Sobre la región oriental, más allá del río Tinto o Negro, los españoles escucharon solamente los relatos de prósperos señoríos que una vez habían existido y de los cuales se ha llegado a asumir que se trataba simplemente de leyendas. Ya previo al inicio del siglo XVI, los bosques tropicales del oriente –la Taguzgalpa del período colonial y la Mosquitia de hoy‒ habían vuelto a ser el habitat exclusivo de pueblos horticultoras (yuca), es decir de los hablantes de lenguas misumalpas y pesh, con un patrón de asentamiento disperso y desplazamientos estacionales para aprovechar extensivamente los recursos del bosque y los ríos.

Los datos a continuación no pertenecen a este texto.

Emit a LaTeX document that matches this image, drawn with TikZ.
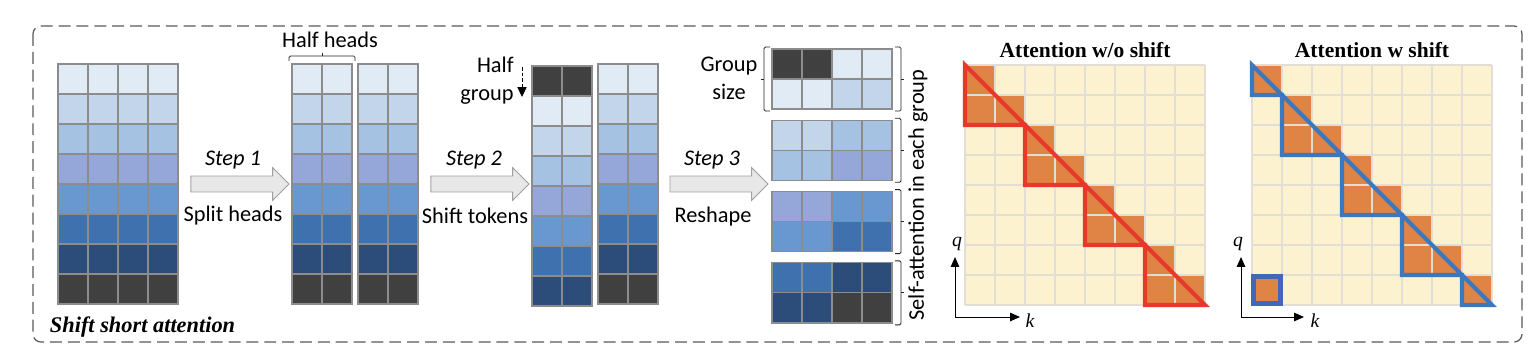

Los exploradores españoles penetraron el territorio de Honduras en las primeras décadas del siglo XVI (1502-1525), obviando siempre las regiones ocupadas por los mencionadas pueblos y concentrando su actividad en las zonas occidental y central, en donde aprovecharon para sus propios fines la organización sociopolítica nativa en señoríos o cacicazgos, la mano de obra calificada para continuar produciendo manufacturas y los sistemas agrícolas intensivo y extensivo para continuar produciendo alimentos. Así, todas las fundaciones españolas de la primera mitad del siglo XVI que sobrevivieron hasta el presente fueron ubicadas en puntos estratégicos donde ya existían vastas concentraciones de población indígena sedentaria, especialmente en el territorio ancestral lenca.
Se ha escrito mucho sobre el tamaño de la población indígena al momento del contacto con los europeos. En el caso de Honduras, los estudios no han sido lo suficientemente exhaustivos como para arrojar un dato que sea de aceptación general. Así las cosas, las estimaciones hechas por viajeros, exploradores y conquistadores e interpretadas por los estudiosos modernos, oscilan entre 400,000 y 1,200,000 habitantes para el territorio hondureño. El descenso de la población indígena a partir del siglo XVI, sin embargo, fue drástico y en cierta forma irreparable. Hoy en día, los moradores originarios de estas tierras, de antigüedad milenaria, constituyen alrededor del 8% de un estimado de más de 8,500,000 hondureños.